Critique of "Columbus in the Classroom".
Bill Bigelow, a history teacher at Jefferson High School in Portland, Oregon, in "Columbus in the Classroom", argues that it is time to replace the legends that one might learn in school and in textbooks with a more accurate representation of the truth, and that people shouldn't just consider what they read to be true. Bigelow in one of his classes, tries to convey to his students that throughout their school lives they have been studying an idea, at the time, they thought was true, but might consider now that the story might have a different meaning after all the facts are known.
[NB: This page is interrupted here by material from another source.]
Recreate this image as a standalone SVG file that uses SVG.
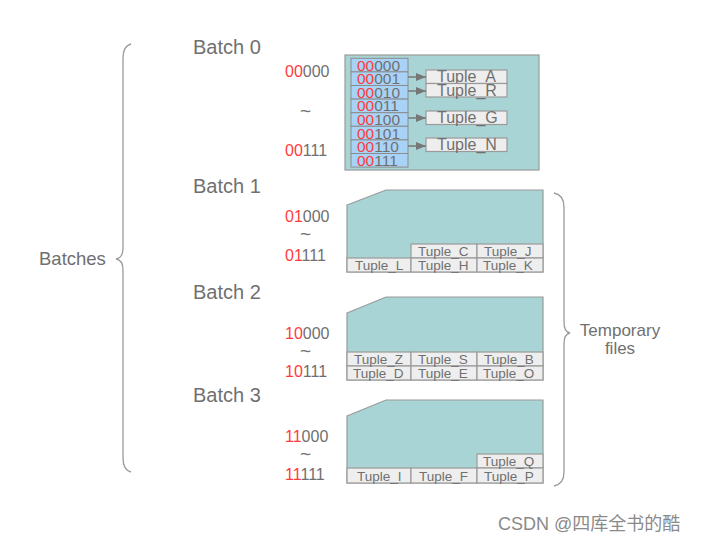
<svg xmlns="http://www.w3.org/2000/svg" width="703" height="541" viewBox="0 0 703 541">
<defs>
<style>
text{font-family:"Liberation Sans",Arial,sans-serif;fill:#707070}
.lbl{font-size:20px}
.num{font-size:16px}
.r{fill:#ff3b3b}
.file{fill:#a9d4d5;stroke:#9a9a9a;stroke-width:1.2}
.col{fill:#a8d3f6;stroke:#8c8c8c;stroke-width:1}
.tup{fill:#eeeeee;stroke:#9a9a9a;stroke-width:1.2}
.t0{font-size:16px}
.t1{font-size:13.5px}
.cn{font-size:15.5px}
.brace{fill:none;stroke:#9a9a9a;stroke-width:1.3}
.arr{stroke:#777;stroke-width:1.5;fill:none;marker-end:url(#ah)}
</style>
<marker id="ah" markerWidth="10" markerHeight="8" refX="10" refY="4" orient="auto" markerUnits="userSpaceOnUse">
<path d="M0,0 L10,4 L0,8 Z" fill="#777"/>
</marker>
</defs>
<rect width="703" height="541" fill="#ffffff"/>

<g id="batches-brace">
<path class="brace" d="M131,44 Q123,46 123,58 L123,248 Q123,258 116,259 Q123,260 123,270 L123,458 Q123,470 131,472"/>
<text x="39" y="265" style="font-size:18.5px">Batches</text>
</g>

<g id="labels">
<text class="lbl" x="193" y="54">Batch 0</text>
<text class="lbl" x="193" y="193">Batch 1</text>
<text class="lbl" x="193" y="299">Batch 2</text>
<text class="lbl" x="193" y="402">Batch 3</text>
</g>

<g id="ranges">
<text class="num" x="285" y="77"><tspan class="r">00</tspan>000</text>
<text class="num" x="300" y="117" style="font-size:19px">~</text>
<text class="num" x="285" y="156"><tspan class="r">00</tspan>111</text>
<text class="num" x="285" y="222"><tspan class="r">01</tspan>000</text>
<text class="num" x="300" y="240" style="font-size:19px">~</text>
<text class="num" x="285" y="261"><tspan class="r">01</tspan>111</text>
<text class="num" x="285" y="339"><tspan class="r">10</tspan>000</text>
<text class="num" x="300" y="357" style="font-size:19px">~</text>
<text class="num" x="285" y="377"><tspan class="r">10</tspan>111</text>
<text class="num" x="285" y="442"><tspan class="r">11</tspan>000</text>
<text class="num" x="300" y="460" style="font-size:19px">~</text>
<text class="num" x="285" y="480"><tspan class="r">11</tspan>111</text>
</g>

<g id="batch0">
<rect class="file" x="345" y="55" width="194" height="115"/>
<rect class="col" x="351" y="58.3" width="57" height="13.6"/>
<rect class="col" x="351" y="71.9" width="57" height="13.6"/>
<rect class="col" x="351" y="85.5" width="57" height="13.6"/>
<rect class="col" x="351" y="99.1" width="57" height="13.6"/>
<rect class="col" x="351" y="112.7" width="57" height="13.6"/>
<rect class="col" x="351" y="126.3" width="57" height="13.6"/>
<rect class="col" x="351" y="139.9" width="57" height="13.6"/>
<rect class="col" x="351" y="153.5" width="57" height="13.6"/>
<text class="cn" x="357" y="70.5"><tspan class="r">00</tspan>000</text>
<text class="cn" x="357" y="84.1"><tspan class="r">00</tspan>001</text>
<text class="cn" x="357" y="97.7"><tspan class="r">00</tspan>010</text>
<text class="cn" x="357" y="111.3"><tspan class="r">00</tspan>011</text>
<text class="cn" x="357" y="124.9"><tspan class="r">00</tspan>100</text>
<text class="cn" x="357" y="138.5"><tspan class="r">00</tspan>101</text>
<text class="cn" x="357" y="152.1"><tspan class="r">00</tspan>110</text>
<text class="cn" x="357" y="165.7"><tspan class="r">00</tspan>111</text>
<rect class="tup" x="426" y="70" width="81" height="13.5"/>
<text class="t0" x="437" y="82">Tuple_A</text>
<rect class="tup" x="426" y="83.5" width="81" height="13.5"/>
<text class="t0" x="437" y="95.5">Tuple_R</text>
<rect class="tup" x="426" y="111" width="81" height="13.5"/>
<text class="t0" x="437" y="123">Tuple_G</text>
<rect class="tup" x="426" y="138" width="81" height="13.5"/>
<text class="t0" x="437" y="150">Tuple_N</text>
</g>

<g id="connectors">
<line class="arr" x1="408" y1="77" x2="426" y2="77"/>
<line class="arr" x1="408" y1="91" x2="426" y2="91"/>
<line class="arr" x1="408" y1="118" x2="426" y2="118"/>
<line class="arr" x1="408" y1="146" x2="426" y2="146"/>
</g>

<g id="batch1">
<polygon class="file" points="347,205 386,190 543,190 543,272 347,272"/>
<rect class="tup" x="411" y="244" width="66" height="14"/>
<rect class="tup" x="477" y="244" width="66" height="14"/>
<rect class="tup" x="347" y="258" width="64" height="14"/>
<rect class="tup" x="411" y="258" width="66" height="14"/>
<rect class="tup" x="477" y="258" width="66" height="14"/>
<text class="t1" x="418" y="256">Tuple_C</text>
<text class="t1" x="484" y="256">Tuple_J</text>
<text class="t1" x="355" y="270">Tuple_L</text>
<text class="t1" x="418" y="270">Tuple_H</text>
<text class="t1" x="483" y="270">Tuple_K</text>
</g>

<g id="batch2">
<polygon class="file" points="347,313 386,297 543,297 543,380 347,380"/>
<rect class="tup" x="347" y="352" width="64" height="14"/>
<rect class="tup" x="411" y="352" width="66" height="14"/>
<rect class="tup" x="477" y="352" width="66" height="14"/>
<rect class="tup" x="347" y="366" width="64" height="14"/>
<rect class="tup" x="411" y="366" width="66" height="14"/>
<rect class="tup" x="477" y="366" width="66" height="14"/>
<text class="t1" x="354" y="364">Tuple_Z</text>
<text class="t1" x="418" y="364">Tuple_S</text>
<text class="t1" x="484" y="364">Tuple_B</text>
<text class="t1" x="353" y="378">Tuple_D</text>
<text class="t1" x="418" y="378">Tuple_E</text>
<text class="t1" x="483" y="378">Tuple_O</text>
</g>

<g id="batch3">
<polygon class="file" points="347,416 386,400 543,400 543,483 347,483"/>
<rect class="tup" x="477" y="454" width="66" height="14"/>
<rect class="tup" x="347" y="468" width="64" height="15"/>
<rect class="tup" x="411" y="468" width="66" height="15"/>
<rect class="tup" x="477" y="468" width="66" height="15"/>
<text class="t1" x="483" y="466">Tuple_Q</text>
<text class="t1" x="357" y="481">Tuple_I</text>
<text class="t1" x="419" y="481">Tuple_F</text>
<text class="t1" x="484" y="481">Tuple_P</text>
</g>

<g id="temp-brace">
<path class="brace" d="M554,193 Q564,195 564,207 L564,322 Q564,332 570,333 Q564,334 564,344 L564,472 Q564,484 554,486"/>
<text x="620" y="336" text-anchor="middle" style="font-size:17px">Temporary</text>
<text x="620" y="354" text-anchor="middle" style="font-size:17px">files</text>
</g>

<g id="watermark">
<text x="498" y="530" style="font-size:18px;fill:#8a8a8a;font-family:'Liberation Sans','Noto Sans CJK SC',sans-serif">CSDN @四库全书的酷</text>
</g>
</svg>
Bigelow explains to his students that when learning about something, all facts about the subject you learned about should be known, so you could come up with your own understanding of the story. .
The article starts out with Bigelow giving an example of one of the activities that he did in class. With the person's permission, he claimed to his class that he had a purse and the belonging inside. Then he asked the class to prove that it was not his. The students gave many responses to the reason of it not being his, and then Bigelow brought a point of him discovering it. His students shrugged him off. Therefore, he responded," So, why do we say that Columbus discovered America". Bigelow goes onto explain to his class the flaws in what they learned in their early life.
Bigelow's main reason for arguing is a need to inform others about the things they did not learn about Columbus in the past. After the students in Bigelow's class learnt about Columbus negatively, the students and Bigelow perform a role-play that expresses Bigelow's views of Columbus. In this article, either the reader agrees with one side of the argument or the other. There is not a middle ground were the reader can agree with parts of the two different agreements.
Until the point that I learned, Christopher Columbus was attributed with many negative aspects I had a different view of him.